If the attempted Obamacare fix is going to work at all — an already debatable proposition — it needs to take hold in the biggest state in the Union: California.
But unfortunately for the White House, internal state politics could make it hard for that to happen. California has institutionalized the very practice that the Obamacare “fix” is supposed to address — the only state marketplace to do so.
California has always been key to the health care reform law’s success. Most importantly, of course, it’s the biggest state. That means it’s the biggest state to build its own insurance marketplace, expand Medicaid, etc. If you can make the law succeed in a state where one in eight Americans lives, that goes a long way toward making Obamacare work nationwide.
And in a state where Obama won by more than 20 percentage points in 2012, it follows that support for Obamacare has always been strong, too. House Minority Leader Nancy Pelosi (D-CA) helped shepherd the law through Congress when her party held the majority.

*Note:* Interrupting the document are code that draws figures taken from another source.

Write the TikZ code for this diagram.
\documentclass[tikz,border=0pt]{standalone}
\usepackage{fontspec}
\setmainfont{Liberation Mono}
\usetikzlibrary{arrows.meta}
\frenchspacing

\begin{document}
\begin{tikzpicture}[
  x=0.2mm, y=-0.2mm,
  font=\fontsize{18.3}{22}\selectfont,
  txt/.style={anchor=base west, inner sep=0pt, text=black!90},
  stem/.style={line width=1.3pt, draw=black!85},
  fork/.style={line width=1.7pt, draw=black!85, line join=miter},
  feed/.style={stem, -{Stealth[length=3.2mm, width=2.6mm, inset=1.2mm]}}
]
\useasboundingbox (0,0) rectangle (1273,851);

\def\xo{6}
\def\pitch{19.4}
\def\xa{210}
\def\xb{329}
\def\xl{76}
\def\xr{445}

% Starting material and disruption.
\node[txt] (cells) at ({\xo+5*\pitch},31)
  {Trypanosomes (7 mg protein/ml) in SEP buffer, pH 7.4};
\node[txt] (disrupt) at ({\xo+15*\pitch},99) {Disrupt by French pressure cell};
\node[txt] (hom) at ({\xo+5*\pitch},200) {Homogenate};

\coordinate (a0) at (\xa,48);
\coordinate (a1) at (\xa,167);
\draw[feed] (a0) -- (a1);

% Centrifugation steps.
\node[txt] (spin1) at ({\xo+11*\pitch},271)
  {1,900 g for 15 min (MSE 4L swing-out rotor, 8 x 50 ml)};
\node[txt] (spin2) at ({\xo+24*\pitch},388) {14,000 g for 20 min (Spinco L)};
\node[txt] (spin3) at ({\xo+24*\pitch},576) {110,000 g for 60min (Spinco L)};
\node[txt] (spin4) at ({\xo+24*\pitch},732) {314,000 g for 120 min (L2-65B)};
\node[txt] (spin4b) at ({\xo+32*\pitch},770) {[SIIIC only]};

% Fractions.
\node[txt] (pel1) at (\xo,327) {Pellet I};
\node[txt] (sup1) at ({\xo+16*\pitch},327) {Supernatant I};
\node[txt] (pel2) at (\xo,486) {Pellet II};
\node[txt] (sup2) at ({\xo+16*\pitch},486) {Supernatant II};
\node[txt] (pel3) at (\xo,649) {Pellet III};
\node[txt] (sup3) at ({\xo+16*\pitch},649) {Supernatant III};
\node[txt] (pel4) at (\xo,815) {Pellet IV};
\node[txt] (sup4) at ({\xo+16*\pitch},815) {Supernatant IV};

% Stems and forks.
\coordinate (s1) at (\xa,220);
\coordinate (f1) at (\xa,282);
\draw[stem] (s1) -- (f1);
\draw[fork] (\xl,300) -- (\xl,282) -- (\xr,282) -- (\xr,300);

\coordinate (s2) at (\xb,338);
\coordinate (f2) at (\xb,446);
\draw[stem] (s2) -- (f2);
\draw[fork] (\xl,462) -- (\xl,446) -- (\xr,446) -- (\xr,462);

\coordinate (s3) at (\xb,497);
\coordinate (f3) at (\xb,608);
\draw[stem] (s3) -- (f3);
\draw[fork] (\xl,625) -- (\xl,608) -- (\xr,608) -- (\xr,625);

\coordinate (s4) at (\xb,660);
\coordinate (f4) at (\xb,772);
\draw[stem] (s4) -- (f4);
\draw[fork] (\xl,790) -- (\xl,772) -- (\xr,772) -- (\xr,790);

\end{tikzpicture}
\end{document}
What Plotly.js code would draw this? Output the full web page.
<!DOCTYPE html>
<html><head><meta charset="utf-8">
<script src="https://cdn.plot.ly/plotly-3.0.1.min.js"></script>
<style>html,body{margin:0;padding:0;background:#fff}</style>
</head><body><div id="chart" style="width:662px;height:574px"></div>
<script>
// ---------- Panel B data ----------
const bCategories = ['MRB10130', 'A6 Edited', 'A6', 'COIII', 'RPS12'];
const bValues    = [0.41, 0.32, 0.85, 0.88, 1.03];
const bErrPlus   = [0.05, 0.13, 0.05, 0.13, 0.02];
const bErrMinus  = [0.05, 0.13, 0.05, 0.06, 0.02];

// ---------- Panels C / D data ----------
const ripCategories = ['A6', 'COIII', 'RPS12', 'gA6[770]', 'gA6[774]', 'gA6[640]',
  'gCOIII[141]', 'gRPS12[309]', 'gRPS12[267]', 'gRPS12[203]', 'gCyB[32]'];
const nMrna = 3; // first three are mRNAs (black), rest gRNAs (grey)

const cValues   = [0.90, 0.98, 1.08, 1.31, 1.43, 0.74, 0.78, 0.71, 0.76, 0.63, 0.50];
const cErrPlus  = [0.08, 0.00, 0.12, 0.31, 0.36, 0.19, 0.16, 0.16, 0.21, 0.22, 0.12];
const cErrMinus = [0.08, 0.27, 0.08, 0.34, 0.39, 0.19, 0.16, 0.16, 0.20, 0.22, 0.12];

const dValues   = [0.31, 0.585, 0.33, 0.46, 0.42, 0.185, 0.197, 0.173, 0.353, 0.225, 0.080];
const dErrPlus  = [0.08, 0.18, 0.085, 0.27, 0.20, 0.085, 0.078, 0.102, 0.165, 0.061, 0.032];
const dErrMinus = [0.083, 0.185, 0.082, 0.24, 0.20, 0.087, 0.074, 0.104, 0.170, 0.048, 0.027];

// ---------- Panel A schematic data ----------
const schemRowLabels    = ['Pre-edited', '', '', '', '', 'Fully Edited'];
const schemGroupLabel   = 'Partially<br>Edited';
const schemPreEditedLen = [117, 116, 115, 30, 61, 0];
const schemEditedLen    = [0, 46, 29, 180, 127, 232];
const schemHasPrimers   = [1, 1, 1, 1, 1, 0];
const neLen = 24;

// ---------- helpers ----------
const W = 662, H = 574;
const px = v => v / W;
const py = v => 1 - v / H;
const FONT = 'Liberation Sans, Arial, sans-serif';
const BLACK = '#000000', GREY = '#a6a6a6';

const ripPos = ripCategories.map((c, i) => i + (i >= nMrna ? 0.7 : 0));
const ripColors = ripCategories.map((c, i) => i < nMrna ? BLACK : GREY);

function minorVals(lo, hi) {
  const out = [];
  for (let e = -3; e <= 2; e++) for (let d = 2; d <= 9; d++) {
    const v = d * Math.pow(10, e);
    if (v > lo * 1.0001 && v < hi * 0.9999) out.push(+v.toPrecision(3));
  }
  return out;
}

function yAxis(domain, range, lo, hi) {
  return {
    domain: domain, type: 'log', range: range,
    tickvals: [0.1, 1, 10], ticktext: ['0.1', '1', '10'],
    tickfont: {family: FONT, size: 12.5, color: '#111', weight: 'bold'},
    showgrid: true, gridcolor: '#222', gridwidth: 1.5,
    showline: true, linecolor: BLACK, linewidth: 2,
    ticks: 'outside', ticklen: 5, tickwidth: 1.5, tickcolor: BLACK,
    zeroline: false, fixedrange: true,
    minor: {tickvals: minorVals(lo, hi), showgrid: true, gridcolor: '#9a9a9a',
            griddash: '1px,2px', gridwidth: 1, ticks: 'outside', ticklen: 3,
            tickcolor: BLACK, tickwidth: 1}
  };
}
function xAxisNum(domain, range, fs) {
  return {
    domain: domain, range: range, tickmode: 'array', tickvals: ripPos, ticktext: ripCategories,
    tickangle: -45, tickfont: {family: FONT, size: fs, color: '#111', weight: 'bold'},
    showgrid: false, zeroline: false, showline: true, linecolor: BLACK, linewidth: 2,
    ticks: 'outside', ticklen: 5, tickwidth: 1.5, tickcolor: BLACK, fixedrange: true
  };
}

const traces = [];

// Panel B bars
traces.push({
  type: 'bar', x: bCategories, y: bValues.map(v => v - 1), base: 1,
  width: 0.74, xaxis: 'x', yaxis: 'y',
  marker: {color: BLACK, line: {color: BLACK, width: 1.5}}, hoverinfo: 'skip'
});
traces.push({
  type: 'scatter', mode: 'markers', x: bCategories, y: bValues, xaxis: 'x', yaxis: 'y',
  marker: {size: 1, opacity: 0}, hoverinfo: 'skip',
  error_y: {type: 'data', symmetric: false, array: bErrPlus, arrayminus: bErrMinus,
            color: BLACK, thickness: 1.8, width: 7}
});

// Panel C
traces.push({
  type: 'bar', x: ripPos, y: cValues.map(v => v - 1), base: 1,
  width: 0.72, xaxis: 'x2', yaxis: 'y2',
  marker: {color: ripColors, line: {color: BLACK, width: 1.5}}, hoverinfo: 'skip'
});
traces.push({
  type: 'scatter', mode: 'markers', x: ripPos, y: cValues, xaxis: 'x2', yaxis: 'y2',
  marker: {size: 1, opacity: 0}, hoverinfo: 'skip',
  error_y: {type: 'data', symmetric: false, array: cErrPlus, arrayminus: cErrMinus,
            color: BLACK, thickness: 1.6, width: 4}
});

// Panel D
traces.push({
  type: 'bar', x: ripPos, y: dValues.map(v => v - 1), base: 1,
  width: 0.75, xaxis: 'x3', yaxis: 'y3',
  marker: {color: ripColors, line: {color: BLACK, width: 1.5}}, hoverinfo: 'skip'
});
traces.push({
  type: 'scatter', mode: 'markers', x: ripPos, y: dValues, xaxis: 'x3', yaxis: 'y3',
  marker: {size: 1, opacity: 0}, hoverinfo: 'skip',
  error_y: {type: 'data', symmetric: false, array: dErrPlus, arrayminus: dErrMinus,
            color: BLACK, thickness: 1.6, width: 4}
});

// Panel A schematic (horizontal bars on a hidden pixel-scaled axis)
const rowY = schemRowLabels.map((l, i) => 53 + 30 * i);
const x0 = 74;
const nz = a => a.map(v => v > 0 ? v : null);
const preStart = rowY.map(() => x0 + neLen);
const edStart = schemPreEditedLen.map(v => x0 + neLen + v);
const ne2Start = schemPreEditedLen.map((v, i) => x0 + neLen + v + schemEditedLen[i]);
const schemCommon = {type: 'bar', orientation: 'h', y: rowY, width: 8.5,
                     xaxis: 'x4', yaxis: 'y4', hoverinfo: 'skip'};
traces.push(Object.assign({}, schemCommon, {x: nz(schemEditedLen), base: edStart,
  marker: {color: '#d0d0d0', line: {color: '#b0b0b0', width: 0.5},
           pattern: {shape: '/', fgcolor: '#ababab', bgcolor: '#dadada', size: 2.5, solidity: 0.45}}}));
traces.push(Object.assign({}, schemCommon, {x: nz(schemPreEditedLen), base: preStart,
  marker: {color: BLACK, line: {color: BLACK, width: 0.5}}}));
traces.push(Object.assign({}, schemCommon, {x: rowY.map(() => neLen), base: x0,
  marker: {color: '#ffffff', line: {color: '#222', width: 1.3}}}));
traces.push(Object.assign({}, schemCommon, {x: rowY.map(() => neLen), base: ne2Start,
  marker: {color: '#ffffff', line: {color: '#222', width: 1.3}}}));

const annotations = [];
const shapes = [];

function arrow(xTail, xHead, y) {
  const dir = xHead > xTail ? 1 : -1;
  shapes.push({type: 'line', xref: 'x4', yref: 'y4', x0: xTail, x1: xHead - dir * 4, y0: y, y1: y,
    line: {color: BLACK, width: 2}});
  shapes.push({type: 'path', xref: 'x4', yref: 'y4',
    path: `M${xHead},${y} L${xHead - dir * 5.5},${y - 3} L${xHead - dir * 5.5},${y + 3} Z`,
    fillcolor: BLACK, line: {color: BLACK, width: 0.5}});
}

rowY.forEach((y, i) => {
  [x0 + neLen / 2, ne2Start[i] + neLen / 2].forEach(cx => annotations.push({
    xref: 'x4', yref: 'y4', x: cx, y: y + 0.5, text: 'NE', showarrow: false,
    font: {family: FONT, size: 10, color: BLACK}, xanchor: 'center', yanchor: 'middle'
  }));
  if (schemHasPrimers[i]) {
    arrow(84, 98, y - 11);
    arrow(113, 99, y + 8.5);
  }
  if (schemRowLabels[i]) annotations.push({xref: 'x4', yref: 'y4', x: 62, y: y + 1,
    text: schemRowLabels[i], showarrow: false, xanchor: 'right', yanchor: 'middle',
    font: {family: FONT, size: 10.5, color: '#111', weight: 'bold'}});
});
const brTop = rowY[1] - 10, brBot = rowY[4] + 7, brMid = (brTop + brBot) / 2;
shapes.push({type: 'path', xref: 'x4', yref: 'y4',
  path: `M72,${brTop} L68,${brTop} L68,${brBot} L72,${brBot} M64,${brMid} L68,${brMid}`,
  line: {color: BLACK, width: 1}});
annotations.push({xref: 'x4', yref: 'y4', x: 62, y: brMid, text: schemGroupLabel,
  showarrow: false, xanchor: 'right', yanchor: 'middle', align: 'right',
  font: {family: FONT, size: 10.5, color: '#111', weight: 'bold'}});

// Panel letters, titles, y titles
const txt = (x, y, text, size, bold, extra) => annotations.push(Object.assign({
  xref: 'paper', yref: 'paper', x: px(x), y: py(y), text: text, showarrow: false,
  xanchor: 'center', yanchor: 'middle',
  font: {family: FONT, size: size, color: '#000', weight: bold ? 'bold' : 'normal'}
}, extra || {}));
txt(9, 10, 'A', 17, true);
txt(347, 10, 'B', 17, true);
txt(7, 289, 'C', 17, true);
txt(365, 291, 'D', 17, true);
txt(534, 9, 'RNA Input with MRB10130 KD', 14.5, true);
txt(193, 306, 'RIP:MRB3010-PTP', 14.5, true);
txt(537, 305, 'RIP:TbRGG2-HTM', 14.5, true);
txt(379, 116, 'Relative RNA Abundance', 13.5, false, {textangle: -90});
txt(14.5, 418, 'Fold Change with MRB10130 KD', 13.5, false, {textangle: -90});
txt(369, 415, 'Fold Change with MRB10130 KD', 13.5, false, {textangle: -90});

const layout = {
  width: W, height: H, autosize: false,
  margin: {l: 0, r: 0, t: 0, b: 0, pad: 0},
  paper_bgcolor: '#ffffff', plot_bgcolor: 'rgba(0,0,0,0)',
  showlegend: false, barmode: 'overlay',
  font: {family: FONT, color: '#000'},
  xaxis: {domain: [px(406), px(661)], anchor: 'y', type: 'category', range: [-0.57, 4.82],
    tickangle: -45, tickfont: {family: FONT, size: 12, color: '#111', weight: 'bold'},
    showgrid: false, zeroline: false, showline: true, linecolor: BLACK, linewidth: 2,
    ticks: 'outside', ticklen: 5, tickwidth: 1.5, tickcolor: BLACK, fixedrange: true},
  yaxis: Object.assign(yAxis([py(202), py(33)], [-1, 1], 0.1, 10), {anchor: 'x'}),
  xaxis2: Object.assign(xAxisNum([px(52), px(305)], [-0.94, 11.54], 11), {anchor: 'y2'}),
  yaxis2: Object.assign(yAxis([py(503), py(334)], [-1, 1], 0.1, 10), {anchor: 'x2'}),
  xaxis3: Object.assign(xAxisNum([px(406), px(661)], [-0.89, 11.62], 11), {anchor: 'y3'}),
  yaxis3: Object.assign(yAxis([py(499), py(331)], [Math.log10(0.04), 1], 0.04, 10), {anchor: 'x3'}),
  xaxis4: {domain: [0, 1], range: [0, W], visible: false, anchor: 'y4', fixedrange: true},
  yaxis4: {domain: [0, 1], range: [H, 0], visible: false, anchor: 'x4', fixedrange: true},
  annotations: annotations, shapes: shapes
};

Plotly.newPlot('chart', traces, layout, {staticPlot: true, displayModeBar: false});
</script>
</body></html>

But there have been cracks in that West Coast support in recent days.
Sen. Dianne Feinstein (D-CA) has co-sponsored a bill that would attempt to rectify the president’s “if you like your health plan, you can keep it” pledge. And Pelosi is reportedly backing a similar legislative fix penned by another California Democrat, Rep. George Miller.
The White House doesn’t want Congress to get involved; that’s why it proposed its own fix. So if its plan to help people whose health policies have been canceled under the law — by allowing them to stay on their plans, so long as their insurer and state regulator allow it — is going to hold any weight, California needs to get onboard.
That’s not going to be easy, though.
The whole plan is predicated on state regulators allowing their insurance companies to do what the White House has proposed: let people stay on their current, non-Obamacare compliant plans.
The administration has already lost some usually stalwart allies like the Washington insurance commissioner. So getting California to sign onto the plan would be a big win.
But a uniquely messy policy situation in the Golden State might stop that from happening.
Here’s why: The California marketplace, Covered California, has required insurance companies to terminate their non-compliant plans by Dec. 31, 2013, if they want to sell there.
So that’s set up a showdown of sorts over the ‘fix’ between Covered California and the state insurance commissioner, Dave Jones, who told reporters Thursday that he opposed Covered California’s cancellation policy from the start.
The reason for the policy is: California’s insurance companies wanted things this way. As Jones tells it, the insurance companies first went to the state legislature to require the Dec. 31 cancellations, but were turned down at least in part because of his opposition. Then they beseeched Covered California, which agreed to the policy and codified it into its contracts with insurers.
The marketplace’s rule doesn’t apply to insurers who aren’t selling plans on Covered California — Jones said he would allow those companies to make the White House’s offer to their customers — but that’s a small portion of the state’s insurance market.
Most insurers are selling on the marketplace, so they fall under its rule. Jones said that he’s asked the marketplace to “release” insurers from the contractual obligation that they made and take up the administration’s offer.
“I’ve asked Covered California to take this action immediately, so that health insurers then are free from this contract provisions and can then follow the president’s request — and my request — that they allow their existing customers to renew their existing policies into 2014,” he told reporters on a conference call.
“To make that possible in California, it’s also critically essential that Covered California release health insurers… from its contract provision mandating that they cancel their policies by Dec. 31, 2013, and I’ve asked Covered California to do exactly that.”
A Covered California spokesperson didn’t immediately respond to TPM’s request for comment. But whatever answer the marketplace ultimately gives will say a lot about how well the White House’s Obamacare ‘fix’ is going to work.